--- start ---
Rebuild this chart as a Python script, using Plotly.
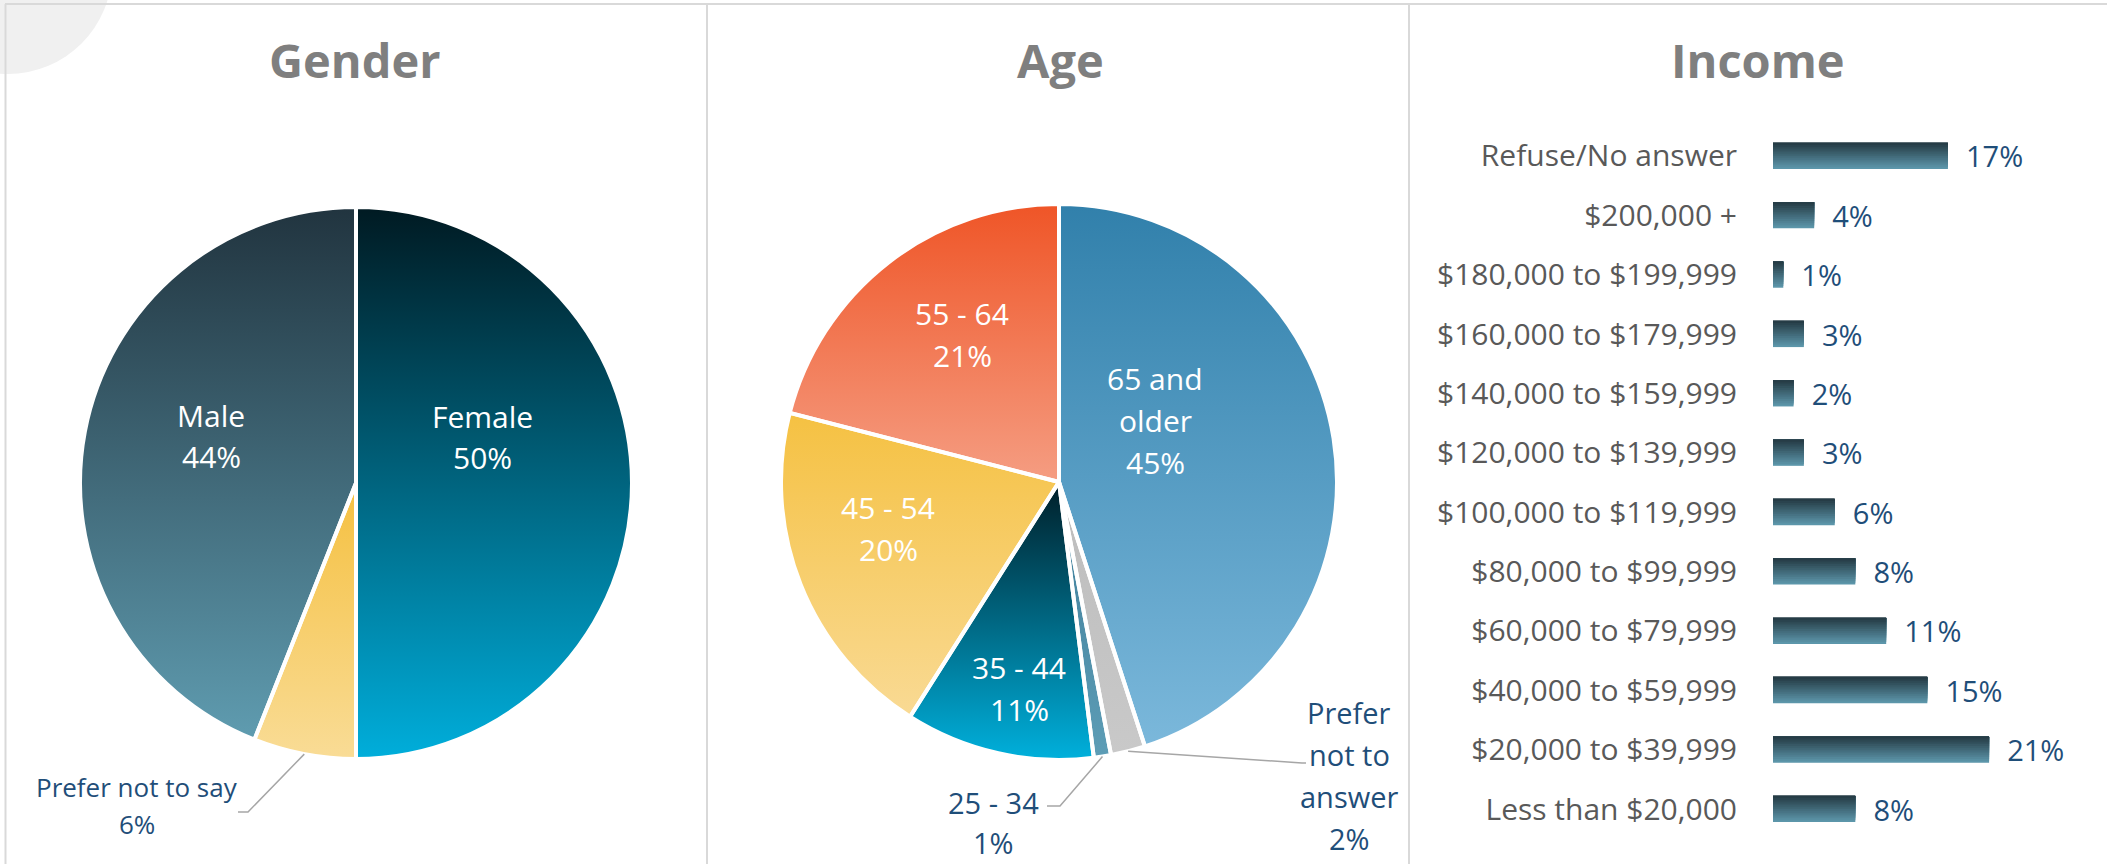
import numpy as np
import plotly.graph_objects as go

W, H = 2107, 864

# ---------------- data ----------------
gender_labels = ["Female", "Prefer not to say", "Male"]
gender_values = [50, 6, 44]

age_labels = ["65 and older", "Prefer not to answer", "25 - 34", "35 - 44", "45 - 54", "55 - 64"]
age_values = [45, 2, 1, 11, 20, 21]

income_labels = ["Refuse/No answer", "$200,000 +", "$180,000 to $199,999", "$160,000 to $179,999",
                 "$140,000 to $159,999", "$120,000 to $139,999", "$100,000 to $119,999",
                 "$80,000 to $99,999", "$60,000 to $79,999", "$40,000 to $59,999",
                 "$20,000 to $39,999", "Less than $20,000"]
income_values = [17, 4, 1, 3, 2, 3, 6, 8, 11, 15, 21, 8]

# ---------------- styles ----------------
# (top colour, bottom colour) of each slice's vertical gradient
gender_colors = [("#001a22", "#00aedb"), ("#f5c040", "#f9dc96"), ("#21343f", "#5f9cb0")]
age_colors = [("#3180ab", "#7bb8db"), ("#bcbcbc", "#c9c9c9"), ("#3d7c98", "#5d9db6"),
              ("#001e28", "#00b0dc"), ("#f5c142", "#f9da94"), ("#ef5527", "#f59d82")]
bar_top, bar_bottom = "#263c46", "#5c96aa"
label_blue = "#1f4e79"
FONT = "Open Sans"

GENDER_PIE = (356, 483, 276)   # centre x, centre y (px from top), radius
AGE_PIE = (1059, 482, 278)


def px(x):
    return x / W


def py(y):
    return 1 - y / H


def dom(c):
    cx, cy, r = c
    return dict(x=[px(cx - r), px(cx + r)], y=[py(cy + r), py(cy - r)])


fig = go.Figure()


def add_pie(values, labels, colors, pie, xa, ya):
    d = dom(pie)
    total = float(sum(values))
    start = 0.0
    for v, (top, bot) in zip(values, colors):
        end = start + v / total
        n = max(int((end - start) * 600), 3)
        t = np.linspace(start, end, n) * 2 * np.pi
        xs = np.concatenate([[0], np.sin(t), [0]])
        ys = np.concatenate([[0], np.cos(t), [0]])
        fig.add_trace(go.Scatter(
            x=xs, y=ys, xaxis=xa, yaxis=ya, mode="lines", fill="toself",
            line=dict(width=0, color=bot),
            fillgradient=dict(type="vertical", colorscale=[[0, bot], [1, top]]),
            hoverinfo="skip", showlegend=False))
        start = end
    fig.add_trace(go.Pie(
        values=values, labels=labels, sort=False, direction="clockwise", rotation=0,
        domain=d, textinfo="none", hoverinfo="skip", showlegend=False,
        marker=dict(colors=["rgba(0,0,0,0)"] * len(values), line=dict(color="white", width=4))))
    return d


gd = add_pie(gender_values, gender_labels, gender_colors, GENDER_PIE, "x", "y")
ad = add_pie(age_values, age_labels, age_colors, AGE_PIE, "x2", "y2")

# ---------------- income bars (vertical gradient via stacked bands) ----------------
def mix(c1, c2, f):
    a = [int(c1[i:i + 2], 16) for i in (1, 3, 5)]
    b = [int(c2[i:i + 2], 16) for i in (1, 3, 5)]
    return "rgb(%d,%d,%d)" % tuple(round(a[i] + (b[i] - a[i]) * f) for i in range(3))


BW = 0.438
NB = 14
for k in range(NB):
    w = BW * (1 - k / NB)
    fig.add_trace(go.Bar(
        x=income_values, y=income_labels, orientation="h", xaxis="x3", yaxis="y3",
        width=[w] * len(income_values), offset=[-BW / 2] * len(income_values),
        marker=dict(color=mix(bar_bottom, bar_top, k / (NB - 1)), line=dict(width=0)),
        text=[f"{v}%" for v in income_values] if k == 0 else None,
        texttemplate="\u00a0\u00a0%{text}" if k == 0 else None,
        textposition="outside" if k == 0 else "none",
        textfont=dict(family=FONT, size=29, color=label_blue),
        textangle=0, constraintext="none", cliponaxis=False,
        hoverinfo="skip", showlegend=False))

# ---------------- labels ----------------
annotations = []
shapes = []


def add_label(x, yc, lines, size, color, spacing):
    n = len(lines)
    for i, s in enumerate(lines):
        y = yc + (i - (n - 1) / 2) * spacing
        annotations.append(dict(x=px(x), y=py(y), xref="paper", yref="paper", text=s,
                                showarrow=False, xanchor="center", yanchor="middle",
                                font=dict(family=FONT, size=size, color=color)))


def split(label):
    return {"65 and older": ["65 and", "older"],
            "Prefer not to answer": ["Prefer", "not to", "answer"]}.get(label, [label])


def pct(v):
    return f"{v}%"


g = dict(zip(gender_labels, gender_values))
a = dict(zip(age_labels, age_values))

add_label(482, 437, ["Female", pct(g["Female"])], 30, "white", 41)
add_label(211, 436, ["Male", pct(g["Male"])], 30, "white", 41)
add_label(137, 805, ["Prefer not to say", pct(g["Prefer not to say"])], 26, label_blue, 37)

add_label(1155, 420, split("65 and older") + [pct(a["65 and older"])], 30, "white", 42)
add_label(962, 334, ["55 - 64", pct(a["55 - 64"])], 30, "white", 42)
add_label(888, 528, ["45 - 54", pct(a["45 - 54"])], 30, "white", 42)
add_label(1019, 688, ["35 - 44", pct(a["35 - 44"])], 30, "white", 42)
add_label(993, 822, ["25 - 34", pct(a["25 - 34"])], 29, label_blue, 40)
add_label(1349, 775, split("Prefer not to answer") + [pct(a["Prefer not to answer"])], 29, label_blue, 42)

# titles
for t, x in (("Gender", 355), ("Age", 1060), ("Income", 1758)):
    annotations.append(dict(x=px(x), y=py(60), xref="paper", yref="paper", text=f"<b>{t}</b>",
                            showarrow=False, xanchor="center", yanchor="middle",
                            font=dict(family=FONT, size=47, color="#7f7f7f")))


# leader lines from slice mid-angle on the rim
def rim_point(values, idx, pie):
    cx, cy, r = pie
    tot = float(sum(values))
    mid = (sum(values[:idx]) + values[idx] / 2) / tot * 2 * np.pi
    return cx + r * np.sin(mid), cy - r * np.cos(mid)


def leader(p0, pts):
    path = "M %f,%f" % (px(p0[0]), py(p0[1]))
    for (x, y) in pts:
        path += " L %f,%f" % (px(x), py(y))
    shapes.append(dict(type="path", xref="paper", yref="paper", path=path,
                       line=dict(color="#a6a6a6", width=1.5)))


leader(rim_point(gender_values, 1, GENDER_PIE), [(248, 812), (238, 812)])
leader(rim_point(age_values, 2, AGE_PIE), [(1060, 806), (1047, 806)])
leader(rim_point(age_values, 1, AGE_PIE), [(1302, 763), (1306, 763)])

# decorative frame
shapes.insert(0, dict(type="circle", xref="paper", yref="paper", x0=px(-96), x1=px(112),
                      y0=py(74), y1=py(-134), fillcolor="#f0f0f0", line=dict(width=0)))
frame = "#d9d9d9"
shapes.append(dict(type="line", xref="paper", yref="paper", x0=px(5), x1=1, y0=py(4), y1=py(4),
                   line=dict(color=frame, width=2)))
for xx in (5.5, 707, 1409):
    shapes.append(dict(type="line", xref="paper", yref="paper", x0=px(xx), x1=px(xx), y0=py(4), y1=0,
                       line=dict(color=frame, width=2)))

hidden = dict(visible=False, fixedrange=True, showgrid=False, zeroline=False)
fig.update_layout(
    width=W, height=H, margin=dict(l=0, r=0, t=0, b=0),
    paper_bgcolor="white", plot_bgcolor="rgba(0,0,0,0)",
    showlegend=False, hovermode=False, barmode="overlay",
    xaxis=dict(domain=gd["x"], range=[-1, 1], anchor="y", **hidden),
    yaxis=dict(domain=gd["y"], range=[-1, 1], anchor="x", **hidden),
    xaxis2=dict(domain=ad["x"], range=[-1, 1], anchor="y2", **hidden),
    yaxis2=dict(domain=ad["y"], range=[-1, 1], anchor="x2", **hidden),
    xaxis3=dict(domain=[px(1773), px(1773 + 30 * 10.29)], range=[0, 30], anchor="y3", **hidden),
    yaxis3=dict(domain=[py(838.7), py(126.3)], range=[11.5, -0.5], anchor="x3",
                type="category", categoryorder="array", categoryarray=income_labels,
                showgrid=False, zeroline=False, showline=False, fixedrange=True,
                ticks="", ticklabelstandoff=35,
                tickfont=dict(family=FONT, size=30, color="#595959")),
    annotations=annotations, shapes=shapes,
)

fig.write_html(
    "out.html",
    config={"displayModeBar": False},
    post_script="document.body.style.margin='0';document.body.style.padding='0';"
                "document.body.style.overflow='hidden';",
)
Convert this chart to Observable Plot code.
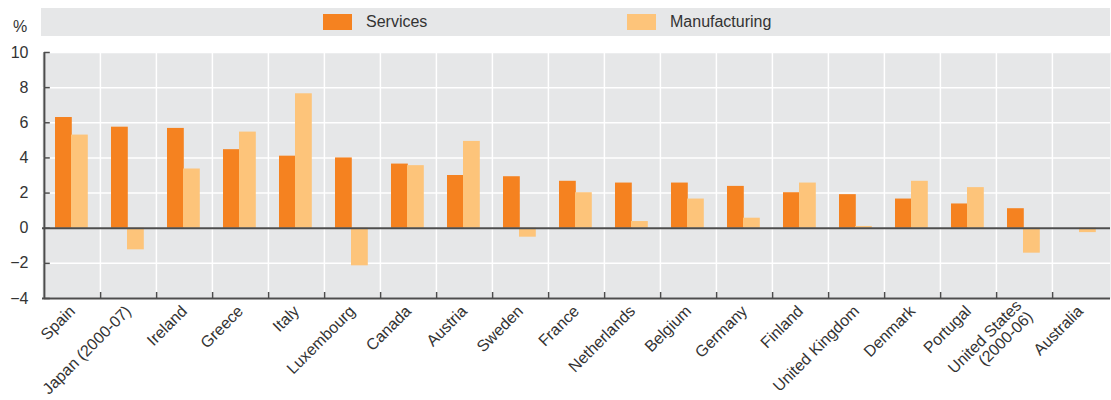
--- end ---
**To do**.
Leave out the pictures. Transcribe only the lines above, from the first through the one that contains "gender_values = [50, 6, 44]".

**Completed task**.
Rebuild this chart as a Python script, using Plotly.
import numpy as np
import plotly.graph_objects as go

W, H = 2107, 864

# ---------------- data ----------------
gender_labels = ["Female", "Prefer not to say", "Male"]
gender_values = [50, 6, 44]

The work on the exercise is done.